The task:
Count how many lines hold the string "this". Give that number alone.

(Source code of charts)
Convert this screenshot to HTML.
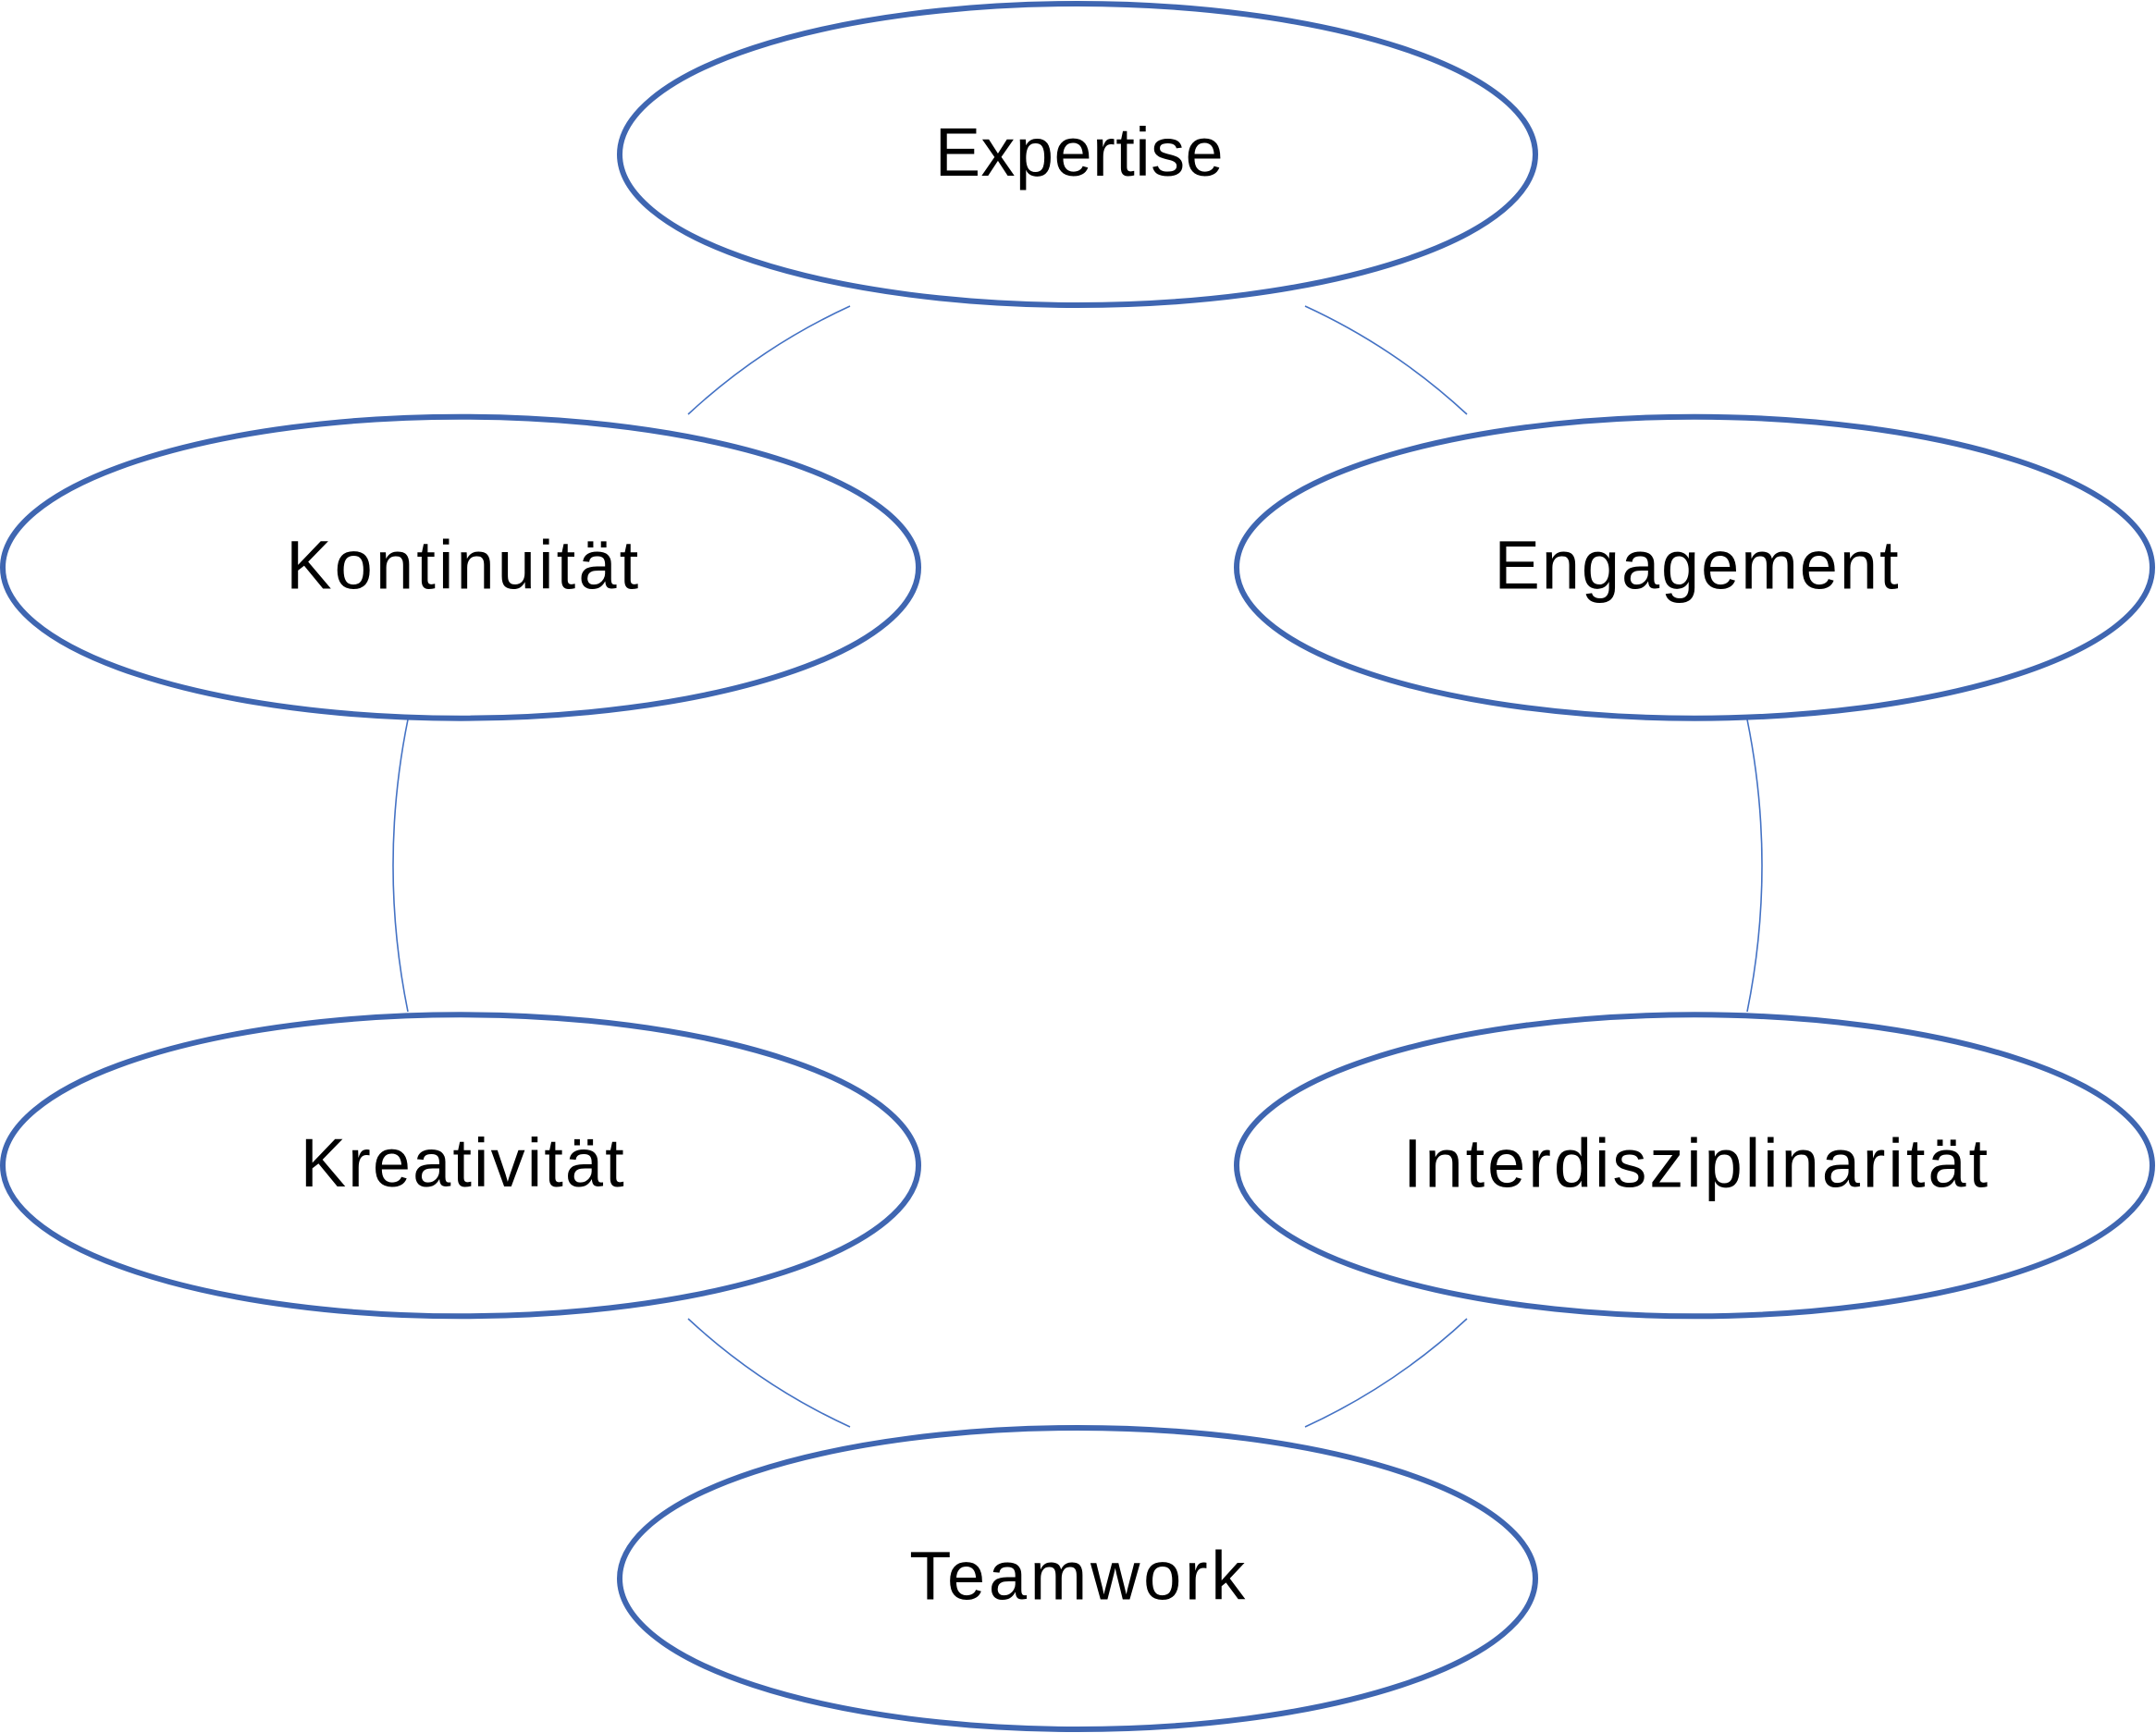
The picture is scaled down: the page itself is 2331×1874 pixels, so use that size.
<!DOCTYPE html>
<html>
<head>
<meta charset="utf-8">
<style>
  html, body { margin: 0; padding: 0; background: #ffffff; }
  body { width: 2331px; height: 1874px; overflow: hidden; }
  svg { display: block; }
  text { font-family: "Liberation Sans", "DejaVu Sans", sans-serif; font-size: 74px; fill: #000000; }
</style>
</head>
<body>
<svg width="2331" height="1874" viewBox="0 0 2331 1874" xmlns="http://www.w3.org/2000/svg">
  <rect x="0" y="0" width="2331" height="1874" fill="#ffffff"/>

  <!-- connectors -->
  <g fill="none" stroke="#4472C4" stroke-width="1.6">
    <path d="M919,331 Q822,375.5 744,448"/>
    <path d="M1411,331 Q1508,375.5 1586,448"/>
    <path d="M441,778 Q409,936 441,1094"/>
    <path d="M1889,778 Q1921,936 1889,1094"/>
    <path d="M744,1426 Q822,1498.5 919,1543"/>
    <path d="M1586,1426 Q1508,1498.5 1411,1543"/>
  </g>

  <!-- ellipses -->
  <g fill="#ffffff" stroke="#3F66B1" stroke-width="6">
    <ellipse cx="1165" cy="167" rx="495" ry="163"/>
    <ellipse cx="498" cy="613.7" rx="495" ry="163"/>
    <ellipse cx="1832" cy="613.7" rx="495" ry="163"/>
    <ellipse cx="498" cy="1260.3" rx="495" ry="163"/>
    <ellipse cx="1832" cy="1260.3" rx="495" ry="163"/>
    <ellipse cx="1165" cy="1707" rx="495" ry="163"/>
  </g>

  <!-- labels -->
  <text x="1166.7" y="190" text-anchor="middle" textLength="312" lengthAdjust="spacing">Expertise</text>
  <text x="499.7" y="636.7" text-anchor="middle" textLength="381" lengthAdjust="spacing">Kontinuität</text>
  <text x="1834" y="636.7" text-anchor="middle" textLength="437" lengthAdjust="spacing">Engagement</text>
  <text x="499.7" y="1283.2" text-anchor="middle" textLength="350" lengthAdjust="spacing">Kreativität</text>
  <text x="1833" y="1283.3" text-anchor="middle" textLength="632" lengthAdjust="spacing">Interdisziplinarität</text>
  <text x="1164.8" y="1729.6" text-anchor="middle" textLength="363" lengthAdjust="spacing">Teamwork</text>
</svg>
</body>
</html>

==

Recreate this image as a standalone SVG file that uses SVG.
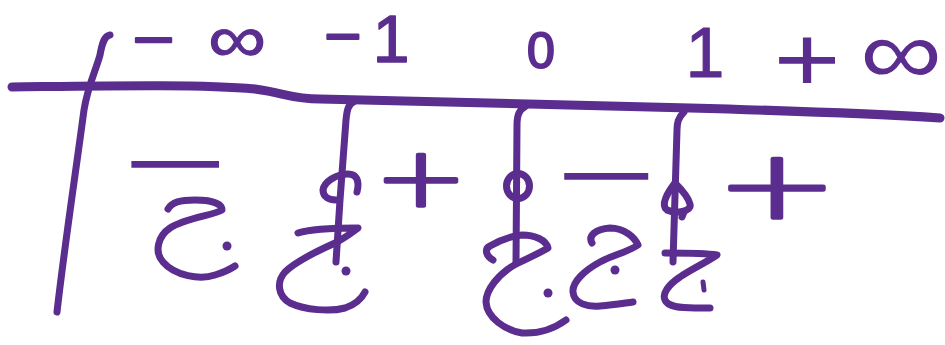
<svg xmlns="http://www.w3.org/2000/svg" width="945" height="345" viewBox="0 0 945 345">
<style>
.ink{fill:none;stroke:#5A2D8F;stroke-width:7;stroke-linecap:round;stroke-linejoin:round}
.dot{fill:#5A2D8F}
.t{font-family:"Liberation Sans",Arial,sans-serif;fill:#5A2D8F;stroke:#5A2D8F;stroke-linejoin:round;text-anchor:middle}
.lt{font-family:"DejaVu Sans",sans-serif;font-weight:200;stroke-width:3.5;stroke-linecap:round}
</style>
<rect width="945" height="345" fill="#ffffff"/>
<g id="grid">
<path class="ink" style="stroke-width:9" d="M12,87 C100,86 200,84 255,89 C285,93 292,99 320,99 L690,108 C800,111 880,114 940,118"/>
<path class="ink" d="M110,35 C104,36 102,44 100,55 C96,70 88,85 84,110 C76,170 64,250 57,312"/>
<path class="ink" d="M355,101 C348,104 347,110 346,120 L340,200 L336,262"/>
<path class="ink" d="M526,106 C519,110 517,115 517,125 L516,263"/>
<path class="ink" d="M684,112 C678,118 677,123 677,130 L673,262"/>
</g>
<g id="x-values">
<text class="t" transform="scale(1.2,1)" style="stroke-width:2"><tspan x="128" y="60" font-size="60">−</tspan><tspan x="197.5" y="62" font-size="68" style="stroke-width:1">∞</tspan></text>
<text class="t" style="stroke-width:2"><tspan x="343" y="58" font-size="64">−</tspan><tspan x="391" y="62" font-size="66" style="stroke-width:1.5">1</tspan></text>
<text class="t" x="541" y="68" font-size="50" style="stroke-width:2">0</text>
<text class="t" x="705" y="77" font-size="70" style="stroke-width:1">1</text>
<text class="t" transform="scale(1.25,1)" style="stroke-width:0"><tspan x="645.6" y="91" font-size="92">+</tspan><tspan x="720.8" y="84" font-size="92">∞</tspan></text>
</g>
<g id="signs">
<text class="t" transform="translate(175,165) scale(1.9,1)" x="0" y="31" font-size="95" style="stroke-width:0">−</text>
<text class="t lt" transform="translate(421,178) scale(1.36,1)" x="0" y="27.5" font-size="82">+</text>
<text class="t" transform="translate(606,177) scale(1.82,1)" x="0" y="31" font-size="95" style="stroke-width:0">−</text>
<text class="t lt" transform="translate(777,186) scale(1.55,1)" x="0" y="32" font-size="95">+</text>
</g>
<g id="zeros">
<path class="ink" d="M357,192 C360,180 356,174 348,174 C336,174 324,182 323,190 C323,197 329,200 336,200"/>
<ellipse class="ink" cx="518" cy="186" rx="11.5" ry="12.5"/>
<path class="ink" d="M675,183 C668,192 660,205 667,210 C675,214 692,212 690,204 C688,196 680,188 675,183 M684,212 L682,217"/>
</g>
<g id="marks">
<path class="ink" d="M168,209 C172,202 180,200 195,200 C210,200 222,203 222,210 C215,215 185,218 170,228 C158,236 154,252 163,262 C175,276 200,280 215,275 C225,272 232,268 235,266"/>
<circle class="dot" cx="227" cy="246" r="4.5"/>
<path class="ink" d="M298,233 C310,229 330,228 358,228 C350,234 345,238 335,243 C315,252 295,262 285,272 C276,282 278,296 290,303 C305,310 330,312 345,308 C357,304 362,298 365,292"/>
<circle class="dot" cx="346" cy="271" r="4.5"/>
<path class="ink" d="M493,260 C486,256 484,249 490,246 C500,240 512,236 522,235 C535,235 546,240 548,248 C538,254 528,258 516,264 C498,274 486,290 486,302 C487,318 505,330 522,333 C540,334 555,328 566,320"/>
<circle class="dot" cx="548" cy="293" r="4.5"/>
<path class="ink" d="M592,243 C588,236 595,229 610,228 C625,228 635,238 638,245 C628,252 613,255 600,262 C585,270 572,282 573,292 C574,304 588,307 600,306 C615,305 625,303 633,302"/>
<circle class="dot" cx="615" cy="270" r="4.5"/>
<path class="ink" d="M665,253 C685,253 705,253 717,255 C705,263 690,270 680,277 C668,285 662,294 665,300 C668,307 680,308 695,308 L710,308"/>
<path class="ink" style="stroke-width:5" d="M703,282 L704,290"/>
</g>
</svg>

* * *

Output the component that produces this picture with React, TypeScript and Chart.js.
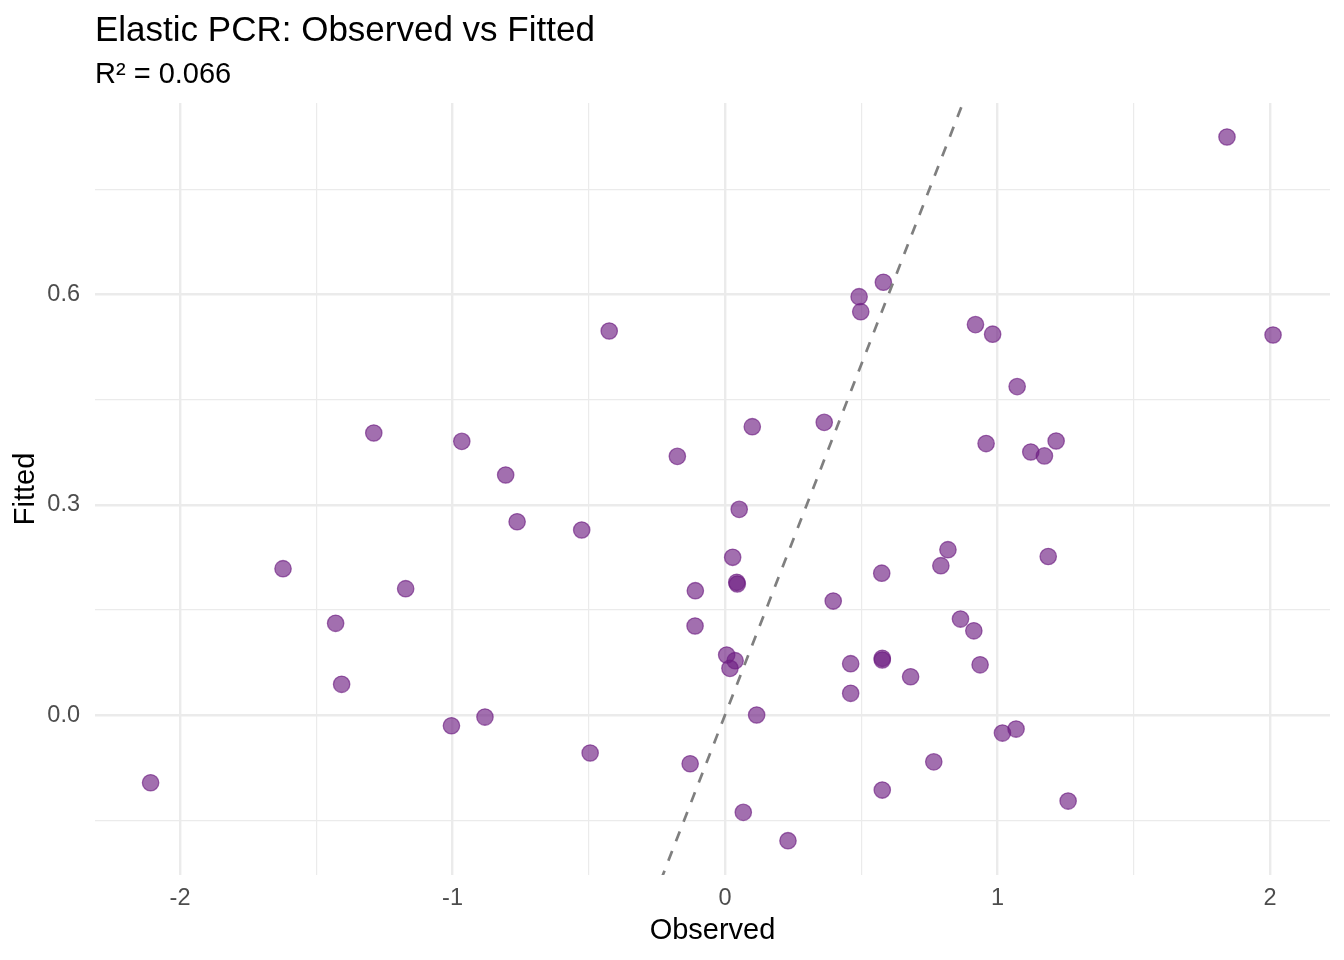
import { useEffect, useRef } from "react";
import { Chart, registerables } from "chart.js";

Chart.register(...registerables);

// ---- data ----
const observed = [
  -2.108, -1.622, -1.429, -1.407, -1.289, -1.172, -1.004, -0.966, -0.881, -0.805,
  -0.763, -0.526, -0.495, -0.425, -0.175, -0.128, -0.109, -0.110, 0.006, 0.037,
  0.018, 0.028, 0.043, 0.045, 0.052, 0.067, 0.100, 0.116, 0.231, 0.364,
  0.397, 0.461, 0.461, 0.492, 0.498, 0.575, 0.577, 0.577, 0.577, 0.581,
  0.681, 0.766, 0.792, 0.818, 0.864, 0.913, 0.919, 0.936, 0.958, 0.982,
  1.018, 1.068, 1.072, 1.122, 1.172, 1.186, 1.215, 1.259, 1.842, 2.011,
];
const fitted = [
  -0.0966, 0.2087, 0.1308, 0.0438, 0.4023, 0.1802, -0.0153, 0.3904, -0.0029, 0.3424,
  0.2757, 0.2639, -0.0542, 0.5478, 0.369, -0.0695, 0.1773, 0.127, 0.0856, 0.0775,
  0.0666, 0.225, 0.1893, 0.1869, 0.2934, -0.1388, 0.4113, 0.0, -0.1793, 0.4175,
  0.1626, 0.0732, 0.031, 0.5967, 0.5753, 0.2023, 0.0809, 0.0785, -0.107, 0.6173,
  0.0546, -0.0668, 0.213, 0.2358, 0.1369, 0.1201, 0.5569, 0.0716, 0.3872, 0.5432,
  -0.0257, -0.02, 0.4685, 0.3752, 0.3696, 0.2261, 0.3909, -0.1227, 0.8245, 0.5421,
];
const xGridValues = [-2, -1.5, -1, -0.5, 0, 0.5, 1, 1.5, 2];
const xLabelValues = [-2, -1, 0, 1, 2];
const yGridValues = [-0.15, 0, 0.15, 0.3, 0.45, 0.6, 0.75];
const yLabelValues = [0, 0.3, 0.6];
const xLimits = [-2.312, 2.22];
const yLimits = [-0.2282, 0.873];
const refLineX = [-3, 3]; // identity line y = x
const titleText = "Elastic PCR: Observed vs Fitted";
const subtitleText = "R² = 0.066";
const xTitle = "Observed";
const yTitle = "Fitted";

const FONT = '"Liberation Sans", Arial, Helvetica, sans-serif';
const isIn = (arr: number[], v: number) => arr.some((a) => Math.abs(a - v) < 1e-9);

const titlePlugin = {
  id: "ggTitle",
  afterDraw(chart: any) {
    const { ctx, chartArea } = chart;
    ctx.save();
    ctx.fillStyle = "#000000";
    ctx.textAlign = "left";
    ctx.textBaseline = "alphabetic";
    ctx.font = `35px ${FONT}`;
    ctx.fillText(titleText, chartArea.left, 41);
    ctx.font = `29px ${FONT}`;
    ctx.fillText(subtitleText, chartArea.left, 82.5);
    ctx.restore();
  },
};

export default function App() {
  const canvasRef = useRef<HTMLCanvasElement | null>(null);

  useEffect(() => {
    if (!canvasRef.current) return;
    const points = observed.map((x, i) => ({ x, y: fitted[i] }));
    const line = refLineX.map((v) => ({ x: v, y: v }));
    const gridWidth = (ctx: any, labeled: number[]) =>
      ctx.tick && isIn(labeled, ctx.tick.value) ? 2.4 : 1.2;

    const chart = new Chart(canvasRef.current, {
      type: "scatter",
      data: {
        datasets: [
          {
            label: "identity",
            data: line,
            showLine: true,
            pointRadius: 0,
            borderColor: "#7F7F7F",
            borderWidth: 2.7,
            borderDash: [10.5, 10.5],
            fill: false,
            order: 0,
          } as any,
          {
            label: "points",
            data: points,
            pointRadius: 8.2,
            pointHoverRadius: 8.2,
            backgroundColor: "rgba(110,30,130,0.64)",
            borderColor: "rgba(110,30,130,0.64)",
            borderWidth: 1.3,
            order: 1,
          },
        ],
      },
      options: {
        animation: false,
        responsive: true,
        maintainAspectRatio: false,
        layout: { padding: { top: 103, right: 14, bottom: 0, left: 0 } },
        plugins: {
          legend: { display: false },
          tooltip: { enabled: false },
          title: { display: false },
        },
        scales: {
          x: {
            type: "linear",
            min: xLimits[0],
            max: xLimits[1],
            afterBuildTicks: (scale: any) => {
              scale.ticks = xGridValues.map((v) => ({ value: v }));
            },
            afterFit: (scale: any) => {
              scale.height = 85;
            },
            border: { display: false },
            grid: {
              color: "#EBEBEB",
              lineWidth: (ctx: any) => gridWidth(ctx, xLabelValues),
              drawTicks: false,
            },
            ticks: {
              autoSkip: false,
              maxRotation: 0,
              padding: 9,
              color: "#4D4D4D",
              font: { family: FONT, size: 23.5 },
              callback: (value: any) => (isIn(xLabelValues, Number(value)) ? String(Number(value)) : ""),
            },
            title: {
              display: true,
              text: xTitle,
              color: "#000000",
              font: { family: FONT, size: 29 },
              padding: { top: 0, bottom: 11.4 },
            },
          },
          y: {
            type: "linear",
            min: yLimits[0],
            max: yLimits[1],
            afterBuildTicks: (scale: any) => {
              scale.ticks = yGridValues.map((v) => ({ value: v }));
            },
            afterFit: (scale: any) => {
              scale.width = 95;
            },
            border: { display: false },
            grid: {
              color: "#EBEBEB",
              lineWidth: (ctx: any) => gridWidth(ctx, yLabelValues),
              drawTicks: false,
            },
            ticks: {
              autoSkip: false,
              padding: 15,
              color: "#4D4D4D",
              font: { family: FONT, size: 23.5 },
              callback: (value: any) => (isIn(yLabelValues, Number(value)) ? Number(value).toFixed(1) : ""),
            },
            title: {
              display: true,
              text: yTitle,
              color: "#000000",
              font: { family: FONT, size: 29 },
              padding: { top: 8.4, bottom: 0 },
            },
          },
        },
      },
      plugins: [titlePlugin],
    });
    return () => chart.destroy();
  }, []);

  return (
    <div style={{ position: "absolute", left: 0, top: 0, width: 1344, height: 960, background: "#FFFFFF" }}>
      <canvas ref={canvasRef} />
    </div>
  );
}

Response to the task:
3